Councillors seek inquiry into issuing of permit

Members of Wicklow County Council have voted to ask the Minister for the Environment to hold a full public inquiry into “all aspects of the performance and functions of Wicklow County Council” in the issuing of a waste management permit in 2003.

The councillors, who passed the resolution by 14 votes to five, also resolved that the handling of a previous investigation by the Department of the Environment’s Local Government Audit Service (LGAS) be itself investigated.

Speaking at a special meeting of the county council, Independent councillor Tommy Cullen said the issue related to allegations that the council’s then director of services, Michael Nicholson, had ordered the shredding of a waste permit covering lands at Ballybeg, near Rathnew, in January 2003.

The waste permit had a commercial value of more than €400,000, he said and he claimed the Byrne family who owned the land could have lost their farm, been fined up to €12.7 million and faced up to 10 years in jail if they had been convicted of operating a waste facility without a permit.

A draft report of the previous LGAS investigation noted that Mr Nicholson had ordered the permit removed from the file and shredded.

The LGAS report noted that Wicklow county manager Eddie Sheehy had told the LGAS inspector he felt he had not been given accurate information by Mr Nicholson.

In an at times heated debate, Mr Sheehy said he was “appalled” to read in The Irish Times before Christmas that he had received inaccurate information on a number of occasions from Mr Nicholson. He said he wanted to make it clear that any information provided by Mr Nicholson was something Mr Nicholson had himself been told - “and not something he had made up”. He asked that the newspaper note his remarks.

However, he also acknowledged that inaccurate information relating to the waste permit was given to the Byrne family, the elected councillors and solicitors for the Byrne family, in denying that a waste permit had been shredded.
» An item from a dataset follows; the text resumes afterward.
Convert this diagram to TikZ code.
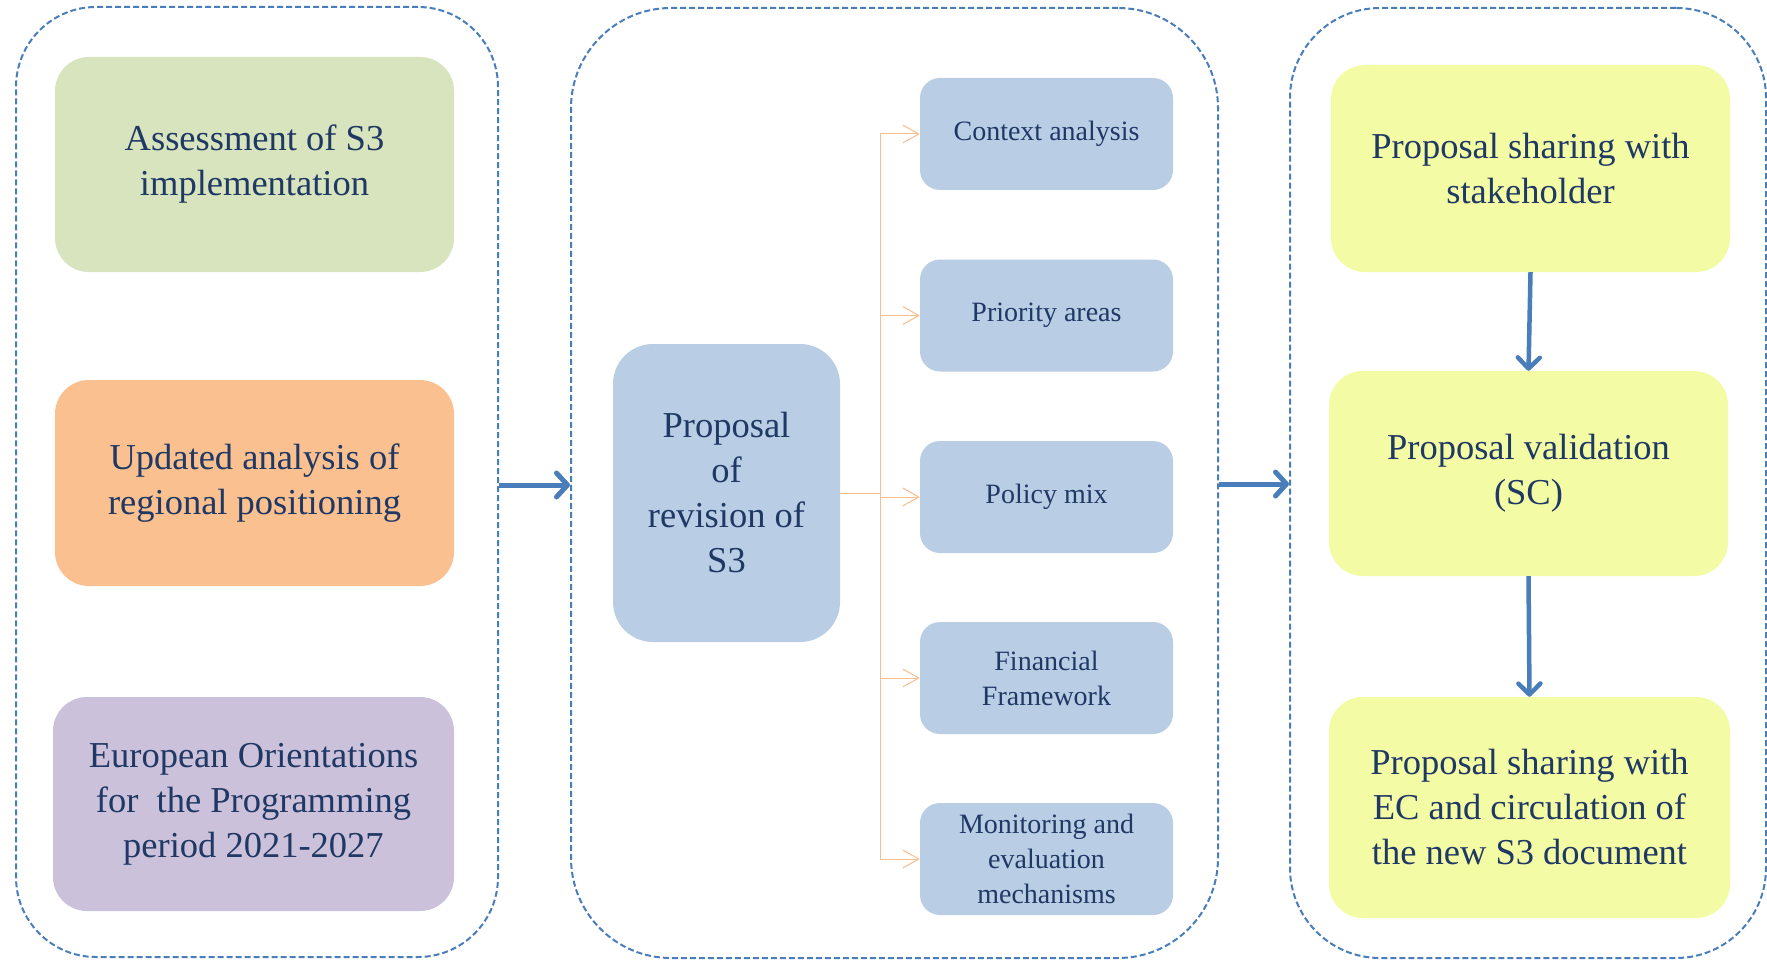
\documentclass[tikz,border=0pt]{standalone}
\usepackage{fontspec}
\setmainfont{Liberation Serif}
\usetikzlibrary{arrows.meta}
\definecolor{frameblue}{HTML}{4A7EBB}
\definecolor{txt}{HTML}{1F3864}
\definecolor{cgreen}{HTML}{D7E4BD}
\definecolor{corange}{HTML}{FAC090}
\definecolor{cpurple}{HTML}{CCC1DA}
\definecolor{cblue}{HTML}{B9CDE5}
\definecolor{cyellow}{HTML}{F3FCA4}
\definecolor{cline}{HTML}{F9BE8C}
\begin{document}
\begin{tikzpicture}[x=1pt,y=-1pt,
  container/.style={draw=frameblue, dash pattern=on 6pt off 3pt, line width=2pt, inner sep=0pt},
  bigbox/.style={inner sep=0pt, text=txt, align=center, font=\fontsize{36.5pt}{45pt}\selectfont, rounded corners=34pt},
  smallbox/.style={fill=cblue, inner sep=0pt, text=txt, align=center, font=\fontsize{28pt}{35pt}\selectfont, rounded corners=20pt, minimum width=253pt, minimum height=112pt},
  bigarrow/.style={draw=frameblue, line width=5pt, -{Straight Barb[length=11pt,width=24pt,line cap=round,line join=round]}},
  vertarrow/.style={draw=frameblue, line width=4.5pt, -{Straight Barb[length=11pt,width=22pt,line cap=round,line join=round]}},
  oline/.style={draw=cline, line width=1pt},
  oarrow/.style={draw=cline, line width=1pt, -{Straight Barb[length=16pt,width=18pt]}}
]
\fill[white] (0,0) rectangle (1767,960);
\useasboundingbox (0,0) rectangle (1767,960);

% containers
\node[container, rounded corners=80pt, minimum width=482pt, minimum height=950pt] (lc) at (257,482) {};
\node[container, rounded corners=100pt, minimum width=647pt, minimum height=950pt] (mc) at (894.5,483) {};
\node[container, rounded corners=90pt, minimum width=476pt, minimum height=950pt] (rc) at (1528,483) {};

% left column
\node[bigbox, fill=cgreen, minimum width=399pt, minimum height=215pt] (ga) at (254.5,164.5) {Assessment of S3\\implementation};
\node[bigbox, fill=corange, minimum width=399pt, minimum height=206pt] (ua) at (254.5,483) {Updated analysis of\\regional positioning};
\node[bigbox, fill=cpurple, minimum width=401pt, minimum height=214pt] (eo) at (253.5,804) {European Orientations\\for~ the Programming\\period 2021-2027};

% middle column
\node[bigbox, fill=cblue, rounded corners=40pt, minimum width=227pt, minimum height=298pt] (pr) at (726.5,493) {Proposal\\of\\revision of\\S3};
\node[smallbox] (ca) at (1046.5,134) {Context analysis};
\node[smallbox] (pa) at (1046.5,315.5) {Priority areas};
\node[smallbox] (pm) at (1046.5,497) {Policy mix};
\node[smallbox] (ff) at (1046.5,678) {Financial\\Framework};
\node[smallbox] (me) at (1046.5,859) {Monitoring and\\evaluation\\mechanisms};

% right column
\node[bigbox, fill=cyellow, minimum width=399pt, minimum height=207pt] (ps) at (1530.5,168.5) {Proposal sharing with\\stakeholder};
\node[bigbox, fill=cyellow, minimum width=399pt, minimum height=205pt] (pv) at (1528.5,473.5) {Proposal validation\\(SC)};
\node[bigbox, fill=cyellow, minimum width=401pt, minimum height=221pt] (pe) at (1529.5,807.5) {Proposal sharing with\\EC and circulation of\\the new S3 document};

% orange tree connectors
\draw[oline] (pr.east) -- ++(40,0) coordinate (tr);
\draw[oarrow] (tr) |- (ca.west);
\draw[oarrow] (tr) |- (pa.west);
\draw[oarrow] (tr) |- (pm.west);
\draw[oarrow] (tr) |- (ff.west);
\draw[oarrow] (tr) |- (me.west);

% big arrows
\draw[bigarrow] ([yshift=-3pt]lc.east) -- ([yshift=-3pt]lc.east -| mc.west);
\draw[bigarrow] ([yshift=-1pt]mc.east) -- ([yshift=-1pt]mc.east -| rc.west);
\draw[vertarrow] (ps.south) -- (pv.north);
\draw[vertarrow] (pv.south) -- (pe.north);
\end{tikzpicture}
\end{document}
Mr Sheehy said the LGAS had ultimately determined that an “administrative error” had occurred, which had no further implications for the council. A new waste permit had been issued by the council.

He also said the Byrnes were ultimately able to realise the value of the reissued permit and the council had apologised for giving inaccurate information to the Byrnes’ solicitors. Mr Sheehy said he would co-operate with any properly held inquiry.